Task:
Take the lines from the top down to and including the one with "const rightTicks = [0, 1000, 2000, 3000];" and repeat them exactly. Omit images.

Collected material:
* START *
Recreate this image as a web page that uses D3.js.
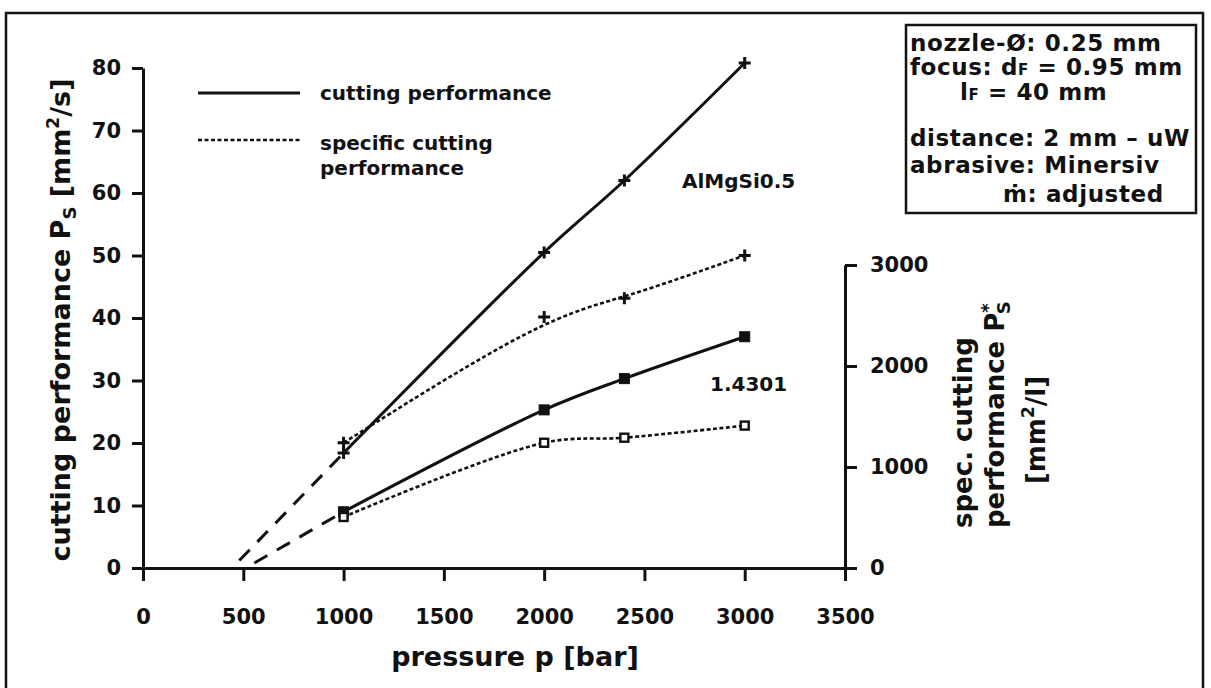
<!DOCTYPE html>
<html>
<head>
<meta charset="utf-8">
<script src="https://cdn.jsdelivr.net/npm/d3@7/dist/d3.min.js"></script>
<style>
  body { margin: 0; background: #fff; }
  svg text { font-family: "DejaVu Sans", sans-serif; font-weight: bold; fill: #111; }
</style>
</head>
<body>
<svg id="chart" width="1211" height="688"></svg>
<script>
// Measured points (pressure in bar)
const pressure = [1000, 2000, 2400, 3000];
// cutting performance P_S [mm²/s], left axis
const perfAlMgSi = [18.4, 50.5, 62.0, 80.8];
const perf14301 = [9.0, 25.3, 30.3, 37.0];
// specific cutting performance P_S* [mm²/l], right axis
const specAlMgSi = [1240, 2485, 2670, 3095];
const spec14301 = [505, 1240, 1290, 1410];
// dashed extrapolation towards the threshold pressure (bar, mm²/s)
const extrapAlMgSiP = [480, 1000];
const extrapAlMgSiV = [1.2, 18.4];
const extrap14301P = [555, 1000];
const extrap14301V = [0.8, 9.0];

const xTicks = [0, 500, 1000, 1500, 2000, 2500, 3000, 3500];
const leftTicks = [0, 10, 20, 30, 40, 50, 60, 70, 80];
const rightTicks = [0, 1000, 2000, 3000];

const infoLines = [
  "nozzle-\u00D8: 0.25 mm",
  "focus: d",
  "l",
  "distance: 2 mm \u2013 uW",
  "abrasive: Minersiv",
  "m\u0307: adjusted"
];

const svg = d3.select("#chart");
const ink = "#111";

// outer frame
svg.append("rect").attr("x", 6).attr("y", 13).attr("width", 1197).attr("height", 690)
  .attr("fill", "none").attr("stroke", ink).attr("stroke-width", 2.5);

const x = d3.scaleLinear().domain([0, 3500]).range([143, 845]);
const yL = d3.scaleLinear().domain([0, 80]).range([568, 68]);
const yR = d3.scaleLinear().domain([0, 3000]).range([568, 265]);
const fmt = d3.format("d");

function styleAxis(g) {
  g.select(".domain").attr("stroke", ink).attr("stroke-width", 3);
  g.selectAll(".tick line").attr("stroke", ink).attr("stroke-width", 3);
  g.selectAll(".tick text").attr("font-size", 21).attr("fill", ink)
    .attr("font-family", "DejaVu Sans").attr("font-weight", "bold");
}

svg.append("g").attr("transform", "translate(143,0)")
  .call(d3.axisLeft(yL).tickValues(leftTicks).tickFormat(fmt).tickSize(11).tickSizeOuter(0).tickPadding(11))
  .call(styleAxis);

svg.append("g").attr("transform", "translate(845,0)")
  .call(d3.axisRight(yR).tickValues(rightTicks).tickFormat(fmt).tickSize(12).tickSizeOuter(0).tickPadding(13))
  .call(styleAxis);

svg.append("g").attr("transform", "translate(0,568)")
  .call(d3.axisBottom(x).tickValues(xTicks).tickFormat(fmt).tickSize(13).tickSizeOuter(0).tickPadding(28))
  .call(styleAxis);

// axis titles
const tl = svg.append("text").attr("transform", "translate(70,320) rotate(-90)")
  .attr("text-anchor", "middle").attr("font-size", 27);
tl.append("tspan").text("cutting performance P");
tl.append("tspan").attr("font-size", 18).attr("dy", 6).text("S");
tl.append("tspan").attr("dy", -6).text(" [mm");
tl.append("tspan").attr("font-size", 17).attr("dy", -11).text("2");
tl.append("tspan").attr("dy", 11).text("/s]");

svg.append("text").attr("x", 515).attr("y", 666).attr("text-anchor", "middle")
  .attr("font-size", 27).text("pressure p [bar]");

svg.append("text").attr("transform", "translate(972,528) rotate(-90)")
  .attr("font-size", 26).text("spec. cutting");
const tr = svg.append("text").attr("transform", "translate(1004,528) rotate(-90)")
  .attr("font-size", 26);
tr.append("tspan").text("performance P");
tr.append("tspan").attr("font-size", 18).attr("dy", -10).text("*");
tr.append("tspan").attr("font-size", 18).attr("dx", -11).attr("dy", 16).text("S");
const tr2 = svg.append("text").attr("transform", "translate(1045,430) rotate(-90)")
  .attr("text-anchor", "middle").attr("font-size", 26);
tr2.append("tspan").text("[mm");
tr2.append("tspan").attr("font-size", 17).attr("dy", -11).text("2");
tr2.append("tspan").attr("dy", 11).text("/l]");

// curves
const rows = (ys) => pressure.map((p, i) => [p, ys[i]]);
const lineL = d3.line().x(d => x(d[0])).y(d => yL(d[1])).curve(d3.curveCatmullRom);
const lineR = d3.line().x(d => x(d[0])).y(d => yR(d[1])).curve(d3.curveCatmullRom);
const smoothR = d3.line().x(d => x(d[0])).y(d => yR(d[1])).curve(d3.curveBasis);
const straightL = d3.line().x(d => x(d[0])).y(d => yL(d[1]));

const solid = { "stroke-width": 3, "stroke-dasharray": null };
const dotted = { "stroke-width": 2.6, "stroke-dasharray": "4,2.5" };
const dashed = { "stroke-width": 3, "stroke-dasharray": "15,11" };

function path(d, style) {
  const p = svg.append("path").attr("d", d).attr("fill", "none").attr("stroke", ink)
    .attr("stroke-linejoin", "round");
  Object.entries(style).forEach(([k, v]) => { if (v !== null) p.attr(k, v); });
  return p;
}

path(lineL(rows(perfAlMgSi)), solid);
path(smoothR(rows(specAlMgSi)), dotted);
path(lineL(rows(perf14301)), solid);
path(lineR(rows(spec14301)), dotted);
path(straightL(extrapAlMgSiP.map((p, i) => [p, extrapAlMgSiV[i]])), dashed);
path(straightL(extrap14301P.map((p, i) => [p, extrap14301V[i]])), dashed);

// markers
function plus(px, py) {
  svg.append("path").attr("d", `M${px - 6},${py}H${px + 6}M${px},${py - 6}V${py + 6}`)
    .attr("stroke", ink).attr("stroke-width", 3).attr("fill", "none");
}
function square(px, py, filled) {
  const s = filled ? 10 : 8;
  svg.append("rect").attr("x", px - s / 2).attr("y", py - s / 2).attr("width", s).attr("height", s)
    .attr("fill", filled ? ink : "#fff").attr("stroke", ink).attr("stroke-width", filled ? 1 : 2.4);
}
pressure.forEach((p, i) => {
  plus(x(p), yL(perfAlMgSi[i]));
  plus(x(p), yR(specAlMgSi[i]));
  square(x(p), yL(perf14301[i]), true);
  square(x(p), yR(spec14301[i]), false);
});

// material labels
svg.append("text").attr("x", 682).attr("y", 188).attr("font-size", 20).text("AlMgSi0.5");
svg.append("text").attr("x", 710).attr("y", 391).attr("font-size", 20).text("1.4301");

// legend
path(`M198,93H300`, solid);
path(`M198,140H300`, dotted);
svg.append("text").attr("x", 320).attr("y", 100).attr("font-size", 20).text("cutting performance");
svg.append("text").attr("x", 320).attr("y", 150).attr("font-size", 20).text("specific cutting");
svg.append("text").attr("x", 320).attr("y", 175).attr("font-size", 20).text("performance");

// parameter box
svg.append("rect").attr("x", 906).attr("y", 25).attr("width", 290).attr("height", 188)
  .attr("fill", "#fff").attr("stroke", ink).attr("stroke-width", 2.5);
const box = svg.append("g").attr("font-size", 23).attr("letter-spacing", 0.6);
const bx = 910, bl = [51, 75, 100, 146, 173, 202];
box.append("text").attr("x", bx).attr("y", bl[0]).text(infoLines[0]);
const f = box.append("text").attr("x", bx).attr("y", bl[1]);
f.append("tspan").text(infoLines[1]);
f.append("tspan").attr("font-size", 15).text("F");
f.append("tspan").text(" = 0.95 mm");
const l = box.append("text").attr("x", 960).attr("y", bl[2]);
l.append("tspan").text(infoLines[2]);
l.append("tspan").attr("font-size", 15).text("F");
l.append("tspan").text(" = 40 mm");
box.append("text").attr("x", bx).attr("y", bl[3]).text(infoLines[3]);
box.append("text").attr("x", bx).attr("y", bl[4]).text(infoLines[4]);
box.append("text").attr("x", 1003).attr("y", bl[5]).text(infoLines[5]);
</script>
</body>
</html>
* END *
Full answer:
Recreate this image as a web page that uses D3.js.
<!DOCTYPE html>
<html>
<head>
<meta charset="utf-8">
<script src="https://cdn.jsdelivr.net/npm/d3@7/dist/d3.min.js"></script>
<style>
  body { margin: 0; background: #fff; }
  svg text { font-family: "DejaVu Sans", sans-serif; font-weight: bold; fill: #111; }
</style>
</head>
<body>
<svg id="chart" width="1211" height="688"></svg>
<script>
// Measured points (pressure in bar)
const pressure = [1000, 2000, 2400, 3000];
// cutting performance P_S [mm²/s], left axis
const perfAlMgSi = [18.4, 50.5, 62.0, 80.8];
const perf14301 = [9.0, 25.3, 30.3, 37.0];
// specific cutting performance P_S* [mm²/l], right axis
const specAlMgSi = [1240, 2485, 2670, 3095];
const spec14301 = [505, 1240, 1290, 1410];
// dashed extrapolation towards the threshold pressure (bar, mm²/s)
const extrapAlMgSiP = [480, 1000];
const extrapAlMgSiV = [1.2, 18.4];
const extrap14301P = [555, 1000];
const extrap14301V = [0.8, 9.0];

const xTicks = [0, 500, 1000, 1500, 2000, 2500, 3000, 3500];
const leftTicks = [0, 10, 20, 30, 40, 50, 60, 70, 80];
const rightTicks = [0, 1000, 2000, 3000];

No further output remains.